━━ Given information ━━

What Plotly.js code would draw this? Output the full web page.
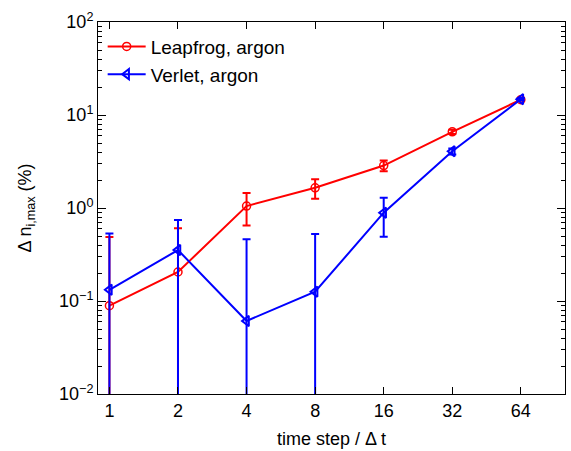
<!DOCTYPE html>
<html>
<head>
<meta charset="utf-8">
<script src="https://cdn.plot.ly/plotly-3.0.1.min.js"></script>
<style>html,body{margin:0;padding:0;background:#fff;}#chart{width:571px;height:451px;}</style>
</head>
<body>
<div id="chart"></div>
<script>
// time step / Δt
const timeSteps = [1, 2, 4, 8, 16, 32, 64];
const xTickLabels = ['1', '2', '4', '8', '16', '32', '64'];

// Leapfrog, argon
const leapfrogY = [0.089, 0.205, 1.05, 1.65, 2.86, 6.6, 14.6];
const leapfrogErr = [0.40, 0.40, 0.40, 0.39, 0.38, 0.35, 0.40];

// Verlet, argon
const verletY = [0.132, 0.353, 0.061, 0.126, 0.89, 4.07, 14.8];
const verletErr = [0.40, 0.39, 0.40, 0.40, 0.40, 0.30, 0.40];

const yTickVals = [0.01, 0.1, 1, 10, 100];
const yTickLabels = ['10<sup>\u22122</sup>', '10<sup>\u22121</sup>', '10<sup>0</sup>', '10<sup>1</sup>', '10<sup>2</sup>'];
const yMinorVals = [];
for (const d of [0.01, 0.1, 1, 10]) for (const m of [2,3,4,5,6,7,8,9]) yMinorVals.push(+(m*d).toPrecision(3));

const FONT = 'Liberation Sans, Arial, Helvetica, sans-serif';

const traces = [
  {
    x: timeSteps, y: leapfrogY, name: 'Leapfrog, argon', type: 'scatter', mode: 'lines+markers',
    line: {color: '#ff0000', width: 2},
    marker: {symbol: 'circle-open', size: 8, color: '#ff0000', line: {width: 1.5, color: '#ff0000'}},
    error_y: {type: 'data', array: leapfrogErr, visible: true, color: '#ff0000', thickness: 2, width: 4}
  },
  {
    x: timeSteps, y: verletY, name: 'Verlet, argon', type: 'scatter', mode: 'lines+markers',
    line: {color: '#0000ff', width: 2},
    marker: {symbol: 'triangle-left-open', size: 9, color: '#0000ff', line: {width: 2, color: '#0000ff'}},
    error_y: {type: 'data', array: verletErr, visible: true, color: '#0000ff', thickness: 2, width: 4}
  }
];

const layout = {
  width: 571, height: 451,
  margin: {l: 98, r: 6, t: 21.5, b: 56.5},
  paper_bgcolor: '#fff', plot_bgcolor: '#fff',
  font: {family: FONT, size: 18, color: '#000'},
  showlegend: true,
  legend: {x: 0.01, y: 0.985, xanchor: 'left', yanchor: 'top', bgcolor: 'rgba(255,255,255,0)',
           itemwidth: 38,
           font: {family: FONT, size: 19, color: '#000'}, borderwidth: 0},
  xaxis: {
    type: 'log', range: [Math.log10(0.891), 2.0],
    tickmode: 'array', tickvals: timeSteps, ticktext: xTickLabels,
    ticks: 'inside', ticklen: 7, tickwidth: 1, tickcolor: '#000',
    showline: true, linecolor: '#000', linewidth: 1, mirror: 'allticks',
    showgrid: false, zeroline: false,
    title: {text: 'time step / \u0394 t', font: {family: FONT, size: 18}, standoff: 12}
  },
  yaxis: {
    type: 'log', range: [-2, 2],
    tickmode: 'array', tickvals: yTickVals, ticktext: yTickLabels,
    ticks: 'inside', ticklen: 8, tickwidth: 1, tickcolor: '#000',
    minor: {tickmode: 'array', tickvals: yMinorVals, ticks: 'inside', ticklen: 4, tickwidth: 1, tickcolor: '#000', showgrid: false},
    showline: true, linecolor: '#000', linewidth: 1, mirror: 'allticks',
    showgrid: false, zeroline: false,
    title: {text: '\u0394 n<sub>i,max</sub> (%)', font: {family: FONT, size: 18}, standoff: 22}
  }
};

Plotly.newPlot('chart', traces, layout, {displayModeBar: false, staticPlot: true});
</script>
</body>
</html>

━━━

What you should do
Set down the material above as is, without any pictures.

Expected answer
What Plotly.js code would draw this? Output the full web page.
<!DOCTYPE html>
<html>
<head>
<meta charset="utf-8">
<script src="https://cdn.plot.ly/plotly-3.0.1.min.js"></script>
<style>html,body{margin:0;padding:0;background:#fff;}#chart{width:571px;height:451px;}</style>
</head>
<body>
<div id="chart"></div>
<script>
// time step / Δt
const timeSteps = [1, 2, 4, 8, 16, 32, 64];
const xTickLabels = ['1', '2', '4', '8', '16', '32', '64'];

// Leapfrog, argon
const leapfrogY = [0.089, 0.205, 1.05, 1.65, 2.86, 6.6, 14.6];
const leapfrogErr = [0.40, 0.40, 0.40, 0.39, 0.38, 0.35, 0.40];

// Verlet, argon
const verletY = [0.132, 0.353, 0.061, 0.126, 0.89, 4.07, 14.8];
const verletErr = [0.40, 0.39, 0.40, 0.40, 0.40, 0.30, 0.40];

const yTickVals = [0.01, 0.1, 1, 10, 100];
const yTickLabels = ['10<sup>\u22122</sup>', '10<sup>\u22121</sup>', '10<sup>0</sup>', '10<sup>1</sup>', '10<sup>2</sup>'];
const yMinorVals = [];
for (const d of [0.01, 0.1, 1, 10]) for (const m of [2,3,4,5,6,7,8,9]) yMinorVals.push(+(m*d).toPrecision(3));

const FONT = 'Liberation Sans, Arial, Helvetica, sans-serif';

const traces = [
  {
    x: timeSteps, y: leapfrogY, name: 'Leapfrog, argon', type: 'scatter', mode: 'lines+markers',
    line: {color: '#ff0000', width: 2},
    marker: {symbol: 'circle-open', size: 8, color: '#ff0000', line: {width: 1.5, color: '#ff0000'}},
    error_y: {type: 'data', array: leapfrogErr, visible: true, color: '#ff0000', thickness: 2, width: 4}
  },
  {
    x: timeSteps, y: verletY, name: 'Verlet, argon', type: 'scatter', mode: 'lines+markers',
    line: {color: '#0000ff', width: 2},
    marker: {symbol: 'triangle-left-open', size: 9, color: '#0000ff', line: {width: 2, color: '#0000ff'}},
    error_y: {type: 'data', array: verletErr, visible: true, color: '#0000ff', thickness: 2, width: 4}
  }
];

const layout = {
  width: 571, height: 451,
  margin: {l: 98, r: 6, t: 21.5, b: 56.5},
  paper_bgcolor: '#fff', plot_bgcolor: '#fff',
  font: {family: FONT, size: 18, color: '#000'},
  showlegend: true,
  legend: {x: 0.01, y: 0.985, xanchor: 'left', yanchor: 'top', bgcolor: 'rgba(255,255,255,0)',
           itemwidth: 38,
           font: {family: FONT, size: 19, color: '#000'}, borderwidth: 0},
  xaxis: {
    type: 'log', range: [Math.log10(0.891), 2.0],
    tickmode: 'array', tickvals: timeSteps, ticktext: xTickLabels,
    ticks: 'inside', ticklen: 7, tickwidth: 1, tickcolor: '#000',
    showline: true, linecolor: '#000', linewidth: 1, mirror: 'allticks',
    showgrid: false, zeroline: false,
    title: {text: 'time step / \u0394 t', font: {family: FONT, size: 18}, standoff: 12}
  },
  yaxis: {
    type: 'log', range: [-2, 2],
    tickmode: 'array', tickvals: yTickVals, ticktext: yTickLabels,
    ticks: 'inside', ticklen: 8, tickwidth: 1, tickcolor: '#000',
    minor: {tickmode: 'array', tickvals: yMinorVals, ticks: 'inside', ticklen: 4, tickwidth: 1, tickcolor: '#000', showgrid: false},
    showline: true, linecolor: '#000', linewidth: 1, mirror: 'allticks',
    showgrid: false, zeroline: false,
    title: {text: '\u0394 n<sub>i,max</sub> (%)', font: {family: FONT, size: 18}, standoff: 22}
  }
};

Plotly.newPlot('chart', traces, layout, {displayModeBar: false, staticPlot: true});
</script>
</body>
</html>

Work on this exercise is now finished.